Problem – Ice on the Inside of the Windows

Solution – Chances are, that shrink-wrap window stuff would take care of this, although we have not gotten to that. Propane gas (for your furnace and stove) releases a bit of water vapor, as does cooking. A little bit of ventilation goes a long way. During the day – Hatches open a little bit, heat cranking. At night, close the hatches. Haven’t had ice since we instituted this system.We keep a fan running in the bathroom.

Problem – Tanks Underneath the Coach, Open to Freezing

Solution – Buy yourself some of that one-inch foam insulation board, and start cutting. Skirted in tightly with that stuff, and with the seams sealed with metal tape and/or spray foam, you’re good. I also banked plenty of snow up against the insulation. We haven’t had a problem. We don’t even have a heater or a lightbulb under there.

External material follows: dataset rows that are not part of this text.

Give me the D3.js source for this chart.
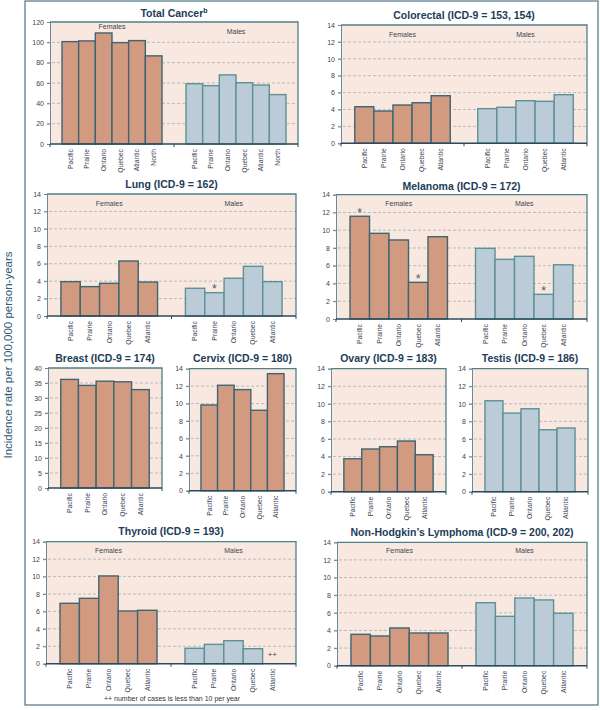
<!DOCTYPE html>
<html><head><meta charset="utf-8">
<script src="https://cdn.jsdelivr.net/npm/d3@7/dist/d3.min.js"></script>
<style>
html,body{margin:0;padding:0;background:#fff;}
svg{display:block;font-family:"Liberation Sans",Arial,sans-serif;}
</style></head>
<body><svg id="chart" width="600" height="710"></svg>
<script>
// ---------------- DATA ----------------
const regions5 = ["Pacific","Prairie","Ontario","Quebec","Atlantic"];
const regions6 = ["Pacific","Prairie","Ontario","Quebec","Atlantic","North"];
const sexes = ["Females","Males"];

const ticks120 = [0,20,40,60,80,100,120];
const ticks14 = [0,2,4,6,8,10,12,14];
const ticks40 = [0,5,10,15,20,25,30,35,40];

const totalFemales = [100.7,101.4,109.2,99.7,101.7,86.7];
const totalMales   = [59.3,57.4,68.0,60.3,58.0,48.6];
const colorectalFemales = [4.33,3.82,4.53,4.80,5.63];
const colorectalMales   = [4.10,4.26,5.04,4.97,5.75];
const lungFemales = [3.94,3.37,3.75,6.31,3.90];
const lungMales   = [3.18,2.68,4.33,5.70,3.94];
const melanomaFemales = [11.57,9.65,8.90,4.13,9.27];
const melanomaMales   = [7.96,6.72,7.06,2.78,6.11];
const breastFemales = [36.2,34.2,35.6,35.4,32.8];
const cervixFemales = [9.84,12.1,11.6,9.23,13.43];
const ovaryFemales  = [3.75,4.86,5.12,5.77,4.21];
const testisMales   = [10.35,8.95,9.44,7.05,7.25];
const thyroidFemales = [6.93,7.50,10.07,6.05,6.13];
const thyroidMales   = [1.77,2.22,2.64,1.72,null];
const nhlFemales = [3.56,3.37,4.28,3.71,3.71];
const nhlMales   = [7.15,5.60,7.68,7.46,5.95];

// asterisk flags (rate flagged) and "++" (fewer than 10 cases)
const lungMalesStar = ["Prairie"];
const melanomaFemalesStar = ["Pacific","Quebec"];
const melanomaMalesStar = ["Quebec"];
const thyroidMalesFew = ["Atlantic"];

const titles = ["Total Cancer","Colorectal (ICD-9 = 153, 154)","Lung (ICD-9 = 162)","Melanoma (ICD-9 = 172)",
  "Breast (ICD-9 = 174)","Cervix (ICD-9 = 180)","Ovary (ICD-9 = 183)","Testis (ICD-9 = 186)",
  "Thyroid (ICD-9 = 193)","Non-Hodgkin\u2019s Lymphoma (ICD-9 = 200, 202)"];
const yLabel = "Incidence rate per 100,000 person-years";
const footnote = "++ number of cases is less than 10 per year";

// ---------------- LAYOUT ----------------
const C = {
  bg:"#f9e8df", fFill:"#d39a82", fStroke:"#3e6670", mFill:"#bccbd8", mStroke:"#5c9294",
  grid:"#9fb0c0", axis:"#2b4a5e", border:"#4d8088", title:"#1d3d58", text:"#3a4656"
};
const panels = [
  {title:titles[0], sup:"b", box:[50,298,22,144], ticks:ticks120, ty:16.5, ly:[29,34],
   groups:[{sex:"Females",regions:regions6,values:totalFemales},{sex:"Males",regions:regions6,values:totalMales}]},
  {title:titles[1], box:[341,587,25,143.3], ticks:ticks14, ty:18.5, ly:[36.5,36.5],
   groups:[{sex:"Females",regions:regions5,values:colorectalFemales},{sex:"Males",regions:regions5,values:colorectalMales}]},
  {title:titles[2], box:[47,296,194,316], ticks:ticks14, ty:188, ly:[205.5,205.5],
   groups:[{sex:"Females",regions:regions5,values:lungFemales},{sex:"Males",regions:regions5,values:lungMales,star:lungMalesStar}]},
  {title:titles[3], box:[336,587,194.7,319], ticks:ticks14, ty:189.5, ly:[205.5,205.5],
   groups:[{sex:"Females",regions:regions5,values:melanomaFemales,star:melanomaFemalesStar},{sex:"Males",regions:regions5,values:melanomaMales,star:melanomaMalesStar}]},
  {title:titles[4], box:[48,162,368,488], ticks:ticks40, ty:362,
   groups:[{sex:"Females",regions:regions5,values:breastFemales}]},
  {title:titles[5], box:[189,296,368.7,490.7], ticks:ticks14, ty:362,
   groups:[{sex:"Females",regions:regions5,values:cervixFemales}]},
  {title:titles[6], box:[331,446,368.7,491.7], ticks:ticks14, ty:362,
   groups:[{sex:"Females",regions:regions5,values:ovaryFemales}]},
  {title:titles[7], box:[472,588,368.7,491.7], ticks:ticks14, ty:362,
   groups:[{sex:"Males",regions:regions5,values:testisMales}]},
  {title:titles[8], box:[46,296,541.7,663.7], ticks:ticks14, ty:535, ly:[552.5,552.5],
   groups:[{sex:"Females",regions:regions5,values:thyroidFemales},{sex:"Males",regions:regions5,values:thyroidMales,few:thyroidMalesFew}]},
  {title:titles[9], box:[337,587,542.3,665.7], ticks:ticks14, ty:536, ly:[553,553],
   groups:[{sex:"Females",regions:regions5,values:nhlFemales},{sex:"Males",regions:regions5,values:nhlMales}]}
];

const svg = d3.select("#chart");

// outer frame
svg.append("rect").attr("x",25).attr("y",1).attr("width",573).attr("height",704)
  .attr("fill","none").attr("stroke","#4a7488").attr("stroke-width",1.2);

// y axis label
svg.append("text").attr("transform","translate(12,355) rotate(-90)")
  .attr("text-anchor","middle").attr("font-size",11.5).attr("fill","#2d5c72").text(yLabel);

panels.forEach(p=>{
  const [x0,x1,y0,y1] = p.box;
  const g = svg.append("g");
  const y = d3.scaleLinear().domain([0,d3.max(p.ticks)]).range([y1,y0]);
  const gx = d3.scaleBand().domain(p.groups.map(d=>d.sex)).range([x0,x1]).padding(0);

  g.append("rect").attr("x",x0).attr("y",y0).attr("width",x1-x0).attr("height",y1-y0).attr("fill",C.bg);

  // gridlines
  g.selectAll("line.grid").data(p.ticks.filter(t=>t>0 && t<d3.max(p.ticks))).join("line")
    .attr("x1",x0-3).attr("x2",x1).attr("y1",d=>y(d)).attr("y2",d=>y(d))
    .attr("stroke",C.grid).attr("stroke-width",0.8).attr("stroke-dasharray","3,2");

  // y axis
  const ax = g.append("g").attr("transform",`translate(${x0},0)`)
    .call(d3.axisLeft(y).tickValues(p.ticks).tickSize(3).tickPadding(3).tickFormat(d3.format("d")));
  ax.select(".domain").attr("stroke","#6c8a99").attr("stroke-width",1);
  ax.selectAll(".tick line").attr("stroke","#6c8a99");
  ax.selectAll(".tick text").attr("font-size",7).attr("fill","#444").attr("font-family","Liberation Sans, Arial, sans-serif");

  // top & right border
  g.append("path").attr("d",`M${x0},${y0}H${x1}V${y1}`).attr("fill","none")
    .attr("stroke",C.border).attr("stroke-width",1.3);

  // bars
  p.groups.forEach((grp,gi)=>{
    const isF = grp.sex==="Females";
    const bx = d3.scaleBand().domain(grp.regions).range([gx(grp.sex), gx(grp.sex)+gx.bandwidth()])
      .paddingInner(0).paddingOuter(0.72);
    const rows = grp.regions.map((r,i)=>({r, v:grp.values[i]}));
    g.selectAll(null).data(rows.filter(d=>d.v!=null)).join("rect")
      .attr("x",d=>bx(d.r)).attr("width",bx.bandwidth())
      .attr("y",d=>y(d.v)).attr("height",d=>y(0)-y(d.v))
      .attr("fill",isF?C.fFill:C.mFill).attr("stroke",isF?C.fStroke:C.mStroke).attr("stroke-width",1.4);
    // region labels
    g.selectAll(null).data(grp.regions).join("text")
      .attr("transform",d=>`translate(${bx(d)+bx.bandwidth()/2},${y1+5}) rotate(-90)`)
      .attr("dy","0.35em").attr("text-anchor","end").attr("font-size",6.8).attr("fill",C.text).text(d=>d);
    // stars
    if(grp.star){
      g.selectAll(null).data(rows.filter(d=>grp.star.includes(d.r))).join("text")
        .attr("x",d=>bx(d.r)+bx.bandwidth()/2).attr("y",d=>y(d.v)+0.5)
        .attr("text-anchor","middle").attr("font-size",12.5).attr("fill","#4f5a66").text("*");
    }
    if(grp.few){
      g.selectAll(null).data(grp.few).join("text")
        .attr("x",d=>bx(d)+bx.bandwidth()/2).attr("y",y(0)-7)
        .attr("text-anchor","middle").attr("font-size",8).attr("fill","#444").text("++");
    }
    // group label
    if(p.ly){
      g.append("text").attr("x",gx(grp.sex)+gx.bandwidth()/2).attr("y",p.ly[gi])
        .attr("text-anchor","middle").attr("font-size",7).attr("fill",C.text).text(grp.sex);
    }
  });

  // bottom axis
  g.append("line").attr("x1",x0).attr("x2",x1).attr("y1",y1).attr("y2",y1)
    .attr("stroke",C.axis).attr("stroke-width",1.5);
  const bounds = [x0].concat(p.groups.map(d=>gx(d.sex)+gx.bandwidth()));
  g.selectAll(null).data(bounds).join("line")
    .attr("x1",d=>d).attr("x2",d=>d).attr("y1",y1).attr("y2",y1+3).attr("stroke",C.axis).attr("stroke-width",1);

  // title
  const t = g.append("text").attr("x",(x0+x1)/2).attr("y",p.ty).attr("text-anchor","middle")
    .attr("font-size",10.5).attr("font-weight","bold").attr("fill",C.title).text(p.title);
  if(p.sup) t.append("tspan").attr("font-size",7).attr("dy",-4).text(p.sup);
});

// footnote
svg.append("text").attr("x",172).attr("y",701).attr("text-anchor","middle")
  .attr("font-size",7).attr("fill","#333").text(footnote);
</script></body></html>
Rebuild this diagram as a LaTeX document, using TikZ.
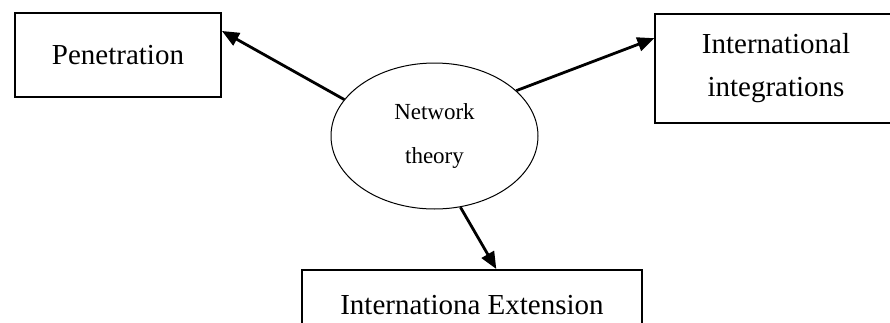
\documentclass[tikz,border=0pt]{standalone}
\usepackage{fontspec}
\setmainfont{Liberation Serif}
\usepackage{tikz}
\usetikzlibrary{arrows.meta, shapes.geometric}
\tikzset{
  box/.style={draw=black, line width=1pt, align=center, inner sep=0pt,
              font=\fontsize{14.5}{21.5}\selectfont},
  thinbox/.style={box, line width=0.6pt},
  ellip/.style={draw=black, ellipse, line width=0.5pt, inner sep=0pt,
                align=center, font=\fontsize{11.5}{21.5}\selectfont},
  flow/.style={-{Triangle[length=8.5pt, width=7pt]}, line width=1.4pt, draw=black},
}
\begin{document}
\begin{tikzpicture}[x=0.5pt, y=-0.5pt]
  \useasboundingbox (0,0) rectangle (890,322);
  \clip (0,0) rectangle (890,322);
  \node[ellip, minimum width=103.5pt, minimum height=73pt] (net) at (434.5,136)
    {Network\\ theory};
  \node[box, minimum width=103pt, minimum height=42pt] (pen) at (118,55) {Penetration};
  \node[thinbox, minimum width=121pt, minimum height=54.5pt] (integ) at (776,68.5)
    {International\\ integrations};
  \node[box, minimum width=170pt, minimum height=35pt] (ext) at (472,305)
    {Internationa Extension};

  \draw[flow] (net.158) -- (pen.13);
  \draw[flow] (net.29) -- (integ.166);
  \draw[flow] (net.290) -- (ext.56);
\end{tikzpicture}
\end{document}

Problem – Potential Freezing of Interior Plumbing

Solution – I had originally planned to put a small ceramic heater in the hatch near the pump and interior water lines. But I forgot. Ah, well. Down to -27F, we’ve just kept the furnace running at our normal 65/70F. It has heated the hatch and the interior plumbing enough that we’ve been fine. In fact, just the furnace seems to heat the hatches and skirted underneath enough that most mornings, the snow bank has pulled away from the skirting a hair. Now, to be clear, you must keep your heat on. And, we were very careful to buy an RV that has the plumbing and pump essentially on the inside. The hot air lines from the furnace are in the same compartment as our pump. If your pump is through a single hatch on the exterior, you’re going to have to take more precautions.

Problem – Filling Onboard Propane Tanks is a Pain

Solution – Call a bulk supplier. Same places that supply homes. Call around – prices vary wildly. I found that every place I called could come out and hook up a 100 gallon tank for us, hooked directly to the RV propane line. We’re using about 70 gallons per month. Not bad.

Problem – What to Do with Black Water

Solution – Hook a four-inch septic pipe to your dump valve, and run it right to the septic tank. Ours worked out nicely – It runs under the extended slide, inside the insulated underneath of the RV. I simply dug to find where to hook in, and went directly to the septic tank. Because the whole works is enclosed under the skirted RV, we have no problems. Do not leave the valve open. You still have to pull the valve and dump the tank. If you leave it open, you’re going to have a total PVC Poopsicle.

And on that savory note, I’m outa here. You have a great day too!